### Exercise brief
Starting at the top of the listing, extract every line up to and including the one with "13, 14, 15];". Pictures stay out of the copy.

### Data excerpt
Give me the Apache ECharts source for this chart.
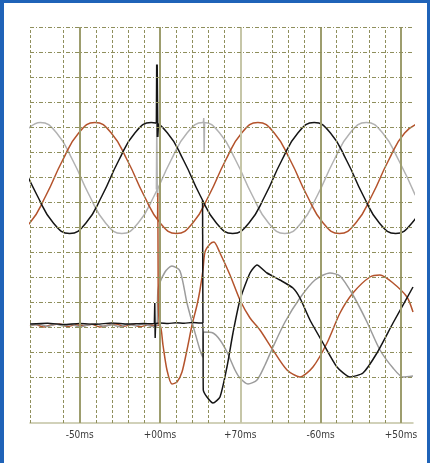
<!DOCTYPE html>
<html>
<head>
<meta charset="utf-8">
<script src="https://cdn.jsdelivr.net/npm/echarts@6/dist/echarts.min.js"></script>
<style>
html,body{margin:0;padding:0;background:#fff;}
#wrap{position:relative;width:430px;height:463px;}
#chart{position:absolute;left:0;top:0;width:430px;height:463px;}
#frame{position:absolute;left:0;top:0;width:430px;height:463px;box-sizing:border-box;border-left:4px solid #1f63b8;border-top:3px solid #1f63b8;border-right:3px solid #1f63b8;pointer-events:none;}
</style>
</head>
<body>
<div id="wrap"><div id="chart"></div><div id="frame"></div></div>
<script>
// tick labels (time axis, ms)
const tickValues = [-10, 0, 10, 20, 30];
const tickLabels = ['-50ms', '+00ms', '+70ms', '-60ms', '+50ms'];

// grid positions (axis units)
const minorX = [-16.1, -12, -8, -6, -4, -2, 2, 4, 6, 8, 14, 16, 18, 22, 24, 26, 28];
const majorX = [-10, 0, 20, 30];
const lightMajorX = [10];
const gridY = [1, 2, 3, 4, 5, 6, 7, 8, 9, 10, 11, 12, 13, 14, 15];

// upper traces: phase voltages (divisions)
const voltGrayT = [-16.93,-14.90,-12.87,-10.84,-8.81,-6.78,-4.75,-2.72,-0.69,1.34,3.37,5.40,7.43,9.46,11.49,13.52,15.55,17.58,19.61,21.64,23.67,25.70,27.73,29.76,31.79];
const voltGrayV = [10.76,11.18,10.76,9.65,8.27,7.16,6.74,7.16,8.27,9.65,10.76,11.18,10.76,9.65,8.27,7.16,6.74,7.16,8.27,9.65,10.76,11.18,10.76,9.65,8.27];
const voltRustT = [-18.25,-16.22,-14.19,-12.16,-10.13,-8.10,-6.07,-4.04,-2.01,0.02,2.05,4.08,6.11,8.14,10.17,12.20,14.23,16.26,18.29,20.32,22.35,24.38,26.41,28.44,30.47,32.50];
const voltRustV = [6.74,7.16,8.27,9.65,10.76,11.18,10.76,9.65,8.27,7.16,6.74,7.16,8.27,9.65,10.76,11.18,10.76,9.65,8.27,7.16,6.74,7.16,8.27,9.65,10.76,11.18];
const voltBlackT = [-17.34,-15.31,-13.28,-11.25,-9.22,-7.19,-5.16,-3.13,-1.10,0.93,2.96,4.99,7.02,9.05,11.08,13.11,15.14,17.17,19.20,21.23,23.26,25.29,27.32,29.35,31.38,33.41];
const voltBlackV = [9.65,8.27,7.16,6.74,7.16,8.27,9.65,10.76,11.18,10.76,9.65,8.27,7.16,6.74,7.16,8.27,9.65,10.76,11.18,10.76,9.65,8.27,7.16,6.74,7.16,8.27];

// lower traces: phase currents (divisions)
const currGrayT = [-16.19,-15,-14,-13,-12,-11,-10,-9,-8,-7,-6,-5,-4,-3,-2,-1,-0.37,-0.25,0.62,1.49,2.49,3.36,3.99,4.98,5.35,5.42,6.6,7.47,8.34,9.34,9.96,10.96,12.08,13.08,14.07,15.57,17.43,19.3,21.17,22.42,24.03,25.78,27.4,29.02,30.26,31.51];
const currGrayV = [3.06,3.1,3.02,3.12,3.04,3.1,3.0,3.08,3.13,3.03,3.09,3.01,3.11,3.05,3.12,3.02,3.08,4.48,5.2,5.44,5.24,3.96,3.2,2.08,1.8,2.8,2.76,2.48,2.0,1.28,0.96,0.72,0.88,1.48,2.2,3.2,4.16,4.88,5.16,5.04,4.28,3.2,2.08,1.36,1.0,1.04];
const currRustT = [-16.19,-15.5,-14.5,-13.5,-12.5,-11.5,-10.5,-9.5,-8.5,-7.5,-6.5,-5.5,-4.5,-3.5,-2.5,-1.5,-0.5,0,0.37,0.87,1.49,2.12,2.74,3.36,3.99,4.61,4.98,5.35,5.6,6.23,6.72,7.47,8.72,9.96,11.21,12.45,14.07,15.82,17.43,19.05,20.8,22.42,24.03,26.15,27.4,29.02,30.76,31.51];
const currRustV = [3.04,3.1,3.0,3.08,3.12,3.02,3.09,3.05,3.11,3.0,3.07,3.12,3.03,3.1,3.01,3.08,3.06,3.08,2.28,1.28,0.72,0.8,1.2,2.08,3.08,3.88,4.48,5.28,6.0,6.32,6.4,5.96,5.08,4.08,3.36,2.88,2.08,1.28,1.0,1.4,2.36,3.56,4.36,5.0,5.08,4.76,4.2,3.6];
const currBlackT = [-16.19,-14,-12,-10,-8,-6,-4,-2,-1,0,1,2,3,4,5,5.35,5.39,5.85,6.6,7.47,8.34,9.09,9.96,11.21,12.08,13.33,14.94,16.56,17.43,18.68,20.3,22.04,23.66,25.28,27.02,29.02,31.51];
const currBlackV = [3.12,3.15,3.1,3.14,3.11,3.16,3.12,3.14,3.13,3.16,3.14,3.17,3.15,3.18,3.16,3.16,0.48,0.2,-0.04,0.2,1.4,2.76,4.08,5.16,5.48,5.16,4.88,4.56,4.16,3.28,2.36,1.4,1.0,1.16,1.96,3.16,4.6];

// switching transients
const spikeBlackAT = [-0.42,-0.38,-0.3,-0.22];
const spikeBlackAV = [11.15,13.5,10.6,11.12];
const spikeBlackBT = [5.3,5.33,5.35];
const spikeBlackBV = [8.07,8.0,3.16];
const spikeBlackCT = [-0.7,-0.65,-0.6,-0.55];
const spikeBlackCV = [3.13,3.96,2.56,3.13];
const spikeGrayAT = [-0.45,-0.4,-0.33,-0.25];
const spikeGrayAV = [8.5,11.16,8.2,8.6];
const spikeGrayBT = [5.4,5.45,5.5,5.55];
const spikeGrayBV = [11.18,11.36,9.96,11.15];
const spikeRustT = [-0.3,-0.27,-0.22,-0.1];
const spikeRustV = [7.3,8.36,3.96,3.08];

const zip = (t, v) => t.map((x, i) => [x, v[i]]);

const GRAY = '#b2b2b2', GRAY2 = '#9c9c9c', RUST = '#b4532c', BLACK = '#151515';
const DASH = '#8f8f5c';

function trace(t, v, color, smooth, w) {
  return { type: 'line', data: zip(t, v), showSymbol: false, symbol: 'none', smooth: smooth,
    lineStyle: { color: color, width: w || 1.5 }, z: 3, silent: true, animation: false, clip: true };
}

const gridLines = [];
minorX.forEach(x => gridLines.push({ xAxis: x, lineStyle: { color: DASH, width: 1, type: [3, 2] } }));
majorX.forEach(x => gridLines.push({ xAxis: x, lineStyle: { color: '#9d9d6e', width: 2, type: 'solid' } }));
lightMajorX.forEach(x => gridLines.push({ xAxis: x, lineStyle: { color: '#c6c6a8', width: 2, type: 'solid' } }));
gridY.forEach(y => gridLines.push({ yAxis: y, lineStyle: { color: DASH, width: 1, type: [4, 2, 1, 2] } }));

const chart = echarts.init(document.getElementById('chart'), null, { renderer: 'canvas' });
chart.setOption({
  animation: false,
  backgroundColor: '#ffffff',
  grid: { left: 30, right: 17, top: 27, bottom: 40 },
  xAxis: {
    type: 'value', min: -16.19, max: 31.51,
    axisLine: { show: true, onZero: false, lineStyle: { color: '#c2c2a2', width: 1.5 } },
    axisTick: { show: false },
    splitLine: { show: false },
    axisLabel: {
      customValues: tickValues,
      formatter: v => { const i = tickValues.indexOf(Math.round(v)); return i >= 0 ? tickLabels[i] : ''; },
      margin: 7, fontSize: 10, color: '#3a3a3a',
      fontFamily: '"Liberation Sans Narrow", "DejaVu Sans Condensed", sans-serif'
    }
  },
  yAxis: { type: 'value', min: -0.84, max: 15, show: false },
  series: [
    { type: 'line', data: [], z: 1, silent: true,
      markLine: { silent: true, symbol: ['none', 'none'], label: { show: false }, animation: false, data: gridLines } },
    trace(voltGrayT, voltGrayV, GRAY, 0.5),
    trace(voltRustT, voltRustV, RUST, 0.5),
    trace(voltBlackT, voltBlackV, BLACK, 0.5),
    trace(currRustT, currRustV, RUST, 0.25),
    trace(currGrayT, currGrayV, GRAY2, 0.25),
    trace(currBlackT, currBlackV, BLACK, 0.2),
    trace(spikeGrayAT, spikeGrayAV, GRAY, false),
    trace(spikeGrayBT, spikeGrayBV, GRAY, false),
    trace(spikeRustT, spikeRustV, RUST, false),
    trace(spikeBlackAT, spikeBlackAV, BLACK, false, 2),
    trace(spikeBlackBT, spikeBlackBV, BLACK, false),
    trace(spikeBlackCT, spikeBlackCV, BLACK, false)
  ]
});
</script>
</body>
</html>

### Reply
Give me the Apache ECharts source for this chart.
<!DOCTYPE html>
<html>
<head>
<meta charset="utf-8">
<script src="https://cdn.jsdelivr.net/npm/echarts@6/dist/echarts.min.js"></script>
<style>
html,body{margin:0;padding:0;background:#fff;}
#wrap{position:relative;width:430px;height:463px;}
#chart{position:absolute;left:0;top:0;width:430px;height:463px;}
#frame{position:absolute;left:0;top:0;width:430px;height:463px;box-sizing:border-box;border-left:4px solid #1f63b8;border-top:3px solid #1f63b8;border-right:3px solid #1f63b8;pointer-events:none;}
</style>
</head>
<body>
<div id="wrap"><div id="chart"></div><div id="frame"></div></div>
<script>
// tick labels (time axis, ms)
const tickValues = [-10, 0, 10, 20, 30];
const tickLabels = ['-50ms', '+00ms', '+70ms', '-60ms', '+50ms'];

// grid positions (axis units)
const minorX = [-16.1, -12, -8, -6, -4, -2, 2, 4, 6, 8, 14, 16, 18, 22, 24, 26, 28];
const majorX = [-10, 0, 20, 30];
const lightMajorX = [10];
const gridY = [1, 2, 3, 4, 5, 6, 7, 8, 9, 10, 11, 12, 13, 14, 15];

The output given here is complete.